ICAEW’s director for Wales, Robert Lloyd Griffiths is urging Welsh firms to review their approach to risk management and prepare for further challenges ahead.
His call follows a recent report published last month by fellow professional membership body, the Chartered Institute of Internal Auditors (IIA) which found businesses are facing a perfect storm of risks with the war in Ukraine, the cost-of-living crisis, looming recession and the climate emergency throwing many into a permanent state of crisis.
The Risk in Focus 2023 research report identifies the top risks facing organisations for the year ahead based on a poll of 834 chief audit executives (CAEs).Cybersecurity tops the annual business risk survey for the fifth year running, with 82% of CAEs citing it a top five risk, reflecting the rapidly weaponised cyber attack landscape.
Half cite human capital, diversity, and talent management a top five risk making it the second biggest risk faced by organisations, up two positions from 4th place last year – reflecting the severe recruitment and retention challenges facing many companies. Meanwhile, geopolitical and macroeconomic uncertainty is the risk that has risen highest up the agenda, up four positions from 7th to 3rd place in the risk rankings, marking a 44% year-on-year increase. And yet, despite the severity of this risk 92% of respondents say they are not spending major time or effort auditing the impacts of this risk on their business.
As the war in Ukraine intensifies, it is accompanied by higher global energy prices, soaring inflation, and increased tensions between the West and China, so the gap between awareness and action taken to mitigate this rising risk is alarming.
Other key findings in the report include:
- Changes in laws and regulations were cited as a top five risk by 44% of respondents, slightly down from 46% a year ago.
- Digital disruption, new technology and AI was cited by 38%, down from 45% and moving it from the 3rd to 5th biggest risk, as other issues take precedence.
- Climate change continues to rise in the rankings for the fifth year in a row.
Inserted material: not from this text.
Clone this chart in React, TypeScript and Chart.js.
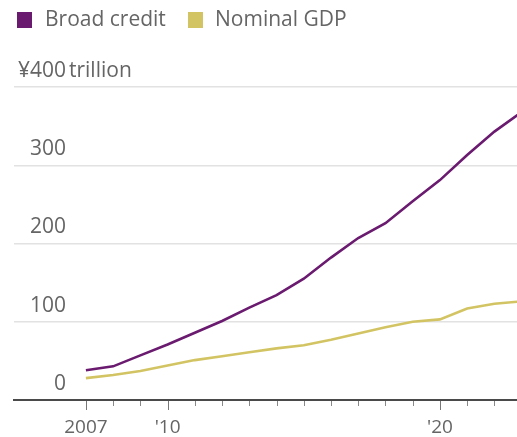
import React, { useEffect, useRef } from "react";
import { Chart, registerables } from "chart.js";

Chart.register(...registerables);

const years = [2007, 2008, 2009, 2010, 2011, 2012, 2013, 2014, 2015, 2016, 2017, 2018, 2019, 2020, 2021, 2022, 2023];
const broadCredit = [38, 43, 57, 71, 86, 101, 118, 134, 155, 182, 207, 226, 254, 281, 313, 343, 368];
const nominalGDP = [28, 32, 37, 44, 51, 56, 61, 66, 70, 77, 85, 93, 100, 103, 117, 123, 126];
const tickYears = [2007, 2008, 2009, 2010, 2011, 2012, 2013, 2014, 2015, 2016, 2017, 2018, 2019, 2020, 2021, 2022];
const majorYears: Record<number, string> = { 2007: "2007", 2010: "'10", 2020: "'20" };
const yTicks = [0, 100, 200, 300, 400];
const seriesNames = ["Broad credit", "Nominal GDP"];
const seriesColors = ["#6a1a6f", "#d3c463"];

const FONT = "'Open Sans', Roboto, sans-serif";
const TEXT = "#656565";

const overlay = {
  id: "overlay",
  afterDraw(chart: any) {
    const ctx = chart.ctx;
    const x = chart.scales.x;
    const y = chart.scales.y;
    const area = chart.chartArea;
    ctx.save();
    // tick marks
    tickYears.forEach((yr) => {
      const px = Math.round(x.getPixelForValue(yr)) + 0.5;
      const major = majorYears[yr] !== undefined;
      ctx.strokeStyle = major ? "#777" : "#888";
      ctx.lineWidth = 1;
      ctx.beginPath();
      ctx.moveTo(px, area.bottom + 1);
      ctx.lineTo(px, area.bottom + (major ? 10 : 6));
      ctx.stroke();
    });
    // y labels
    ctx.fillStyle = TEXT;
    ctx.font = `21px ${FONT}`;
    ctx.textBaseline = "middle";
    yTicks.forEach((v) => {
      const py = y.getPixelForValue(v) - 16;
      ctx.textAlign = "right";
      ctx.fillText(v === 400 ? "¥400" : String(v), 66, py);
      if (v === 400) {
        ctx.textAlign = "left";
        ctx.fillText("trillion", 69, py);
      }
    });
    // legend
    const items = [
      { x: 17, tx: 45 },
      { x: 188, tx: 215 },
    ];
    chart.data.datasets.forEach((ds: any, i: number) => {
      ctx.fillStyle = ds.borderColor;
      ctx.fillRect(items[i].x, 12, 15, 16);
      ctx.fillStyle = TEXT;
      ctx.textAlign = "left";
      ctx.font = `21px ${FONT}`;
      ctx.fillText(ds.label, items[i].tx, 20);
    });
    ctx.restore();
  },
};

export default function App() {
  const ref = useRef<HTMLCanvasElement>(null);
  useEffect(() => {
    document.body.style.margin = "0";
    const chart = new Chart(ref.current!, {
      type: "line",
      data: {
        datasets: [
          {
            label: seriesNames[0],
            data: years.map((yr, i) => ({ x: yr, y: broadCredit[i] })),
            borderColor: seriesColors[0],
            borderWidth: 2.6,
            pointRadius: 0,
            tension: 0,
          },
          {
            label: seriesNames[1],
            data: years.map((yr, i) => ({ x: yr, y: nominalGDP[i] })),
            borderColor: seriesColors[1],
            borderWidth: 2.6,
            pointRadius: 0,
            tension: 0,
          },
        ],
      },
      options: {
        animation: false,
        responsive: false,
        events: [],
        layout: { padding: { left: 14, right: 0, top: 87, bottom: 0 } },
        plugins: { legend: { display: false }, tooltip: { enabled: false } },
        scales: {
          x: {
            type: "linear",
            min: 2004.36,
            max: 2022.83,
            afterBuildTicks: (s: any) => {
              s.ticks = tickYears.map((v) => ({ value: v }));
            },
            afterFit: (s: any) => {
              s.height = 37;
            },
            grid: { drawOnChartArea: false, drawTicks: false },
            border: { display: true, color: "#4a4a4a", width: 2 },
            ticks: {
              autoSkip: false,
              maxRotation: 0,
              padding: 16,
              color: TEXT,
              font: { family: FONT, size: 19 },
              callback: (v: any) => majorYears[v as number] ?? "",
            },
          },
          y: {
            min: 0,
            max: 400,
            ticks: { display: false, stepSize: 100 },
            grid: { color: "#e2e2e2", lineWidth: 1.5, drawTicks: false },
            border: { display: false },
          },
        },
      },
      plugins: [overlay],
    });
    return () => chart.destroy();
  }, []);
  return (
    <div style={{ width: 517, height: 437 }}>
      <canvas ref={ref} width={517} height={437} />
    </div>
  );
}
Perhaps prompted by the, record-breaking temperatures recorded across Europe this summer, 37% now cite climate change as a top five risk, compared to 31% last year.
Robert Lloyd Griffiths, Director of ICAEW in Wales says that the survey results reinforce why Welsh businesses should be focussing on risk management and resilience as a priority: “ Small businesses are the backbone of our economy here in Wales and they are facing multiple risks as the cost of doing business soars and the political uncertainty continues. It is therefore critical that businesses of all sizes review their approach to risk management and prepare for the potential challenges ahead because, now more than ever, there is a need for good governance and prudence.
“Although change is a feature of doing business, managing it successfully can be complex. During times of economic uncertainty, businesses will often focus on the short term and how to survive the current storm, but boards must also consider what might be around the corner.
“While we don’t know what 2023 is going to bring, ICAEW Chartered Accountants will be guiding their clients and taking these decisions in businesses the length and breadth of Wales over the coming weeks and months. Our members have the skills to help model the impact of any changes so businesses can plan ahead, as well as advise on new approaches and investments.
“The Risk in Focus report sets out a series of recommendations for how boards should work with their audit and finance functions to tackle these risks. There is also help and guidance available via our own Corporate Governance Community. We urge businesses of all sizes across Wales to take heed of this advice.”
Membership of ICAEW’s Corporate Governance Community is free and open to everyone, including non-ICAEW members.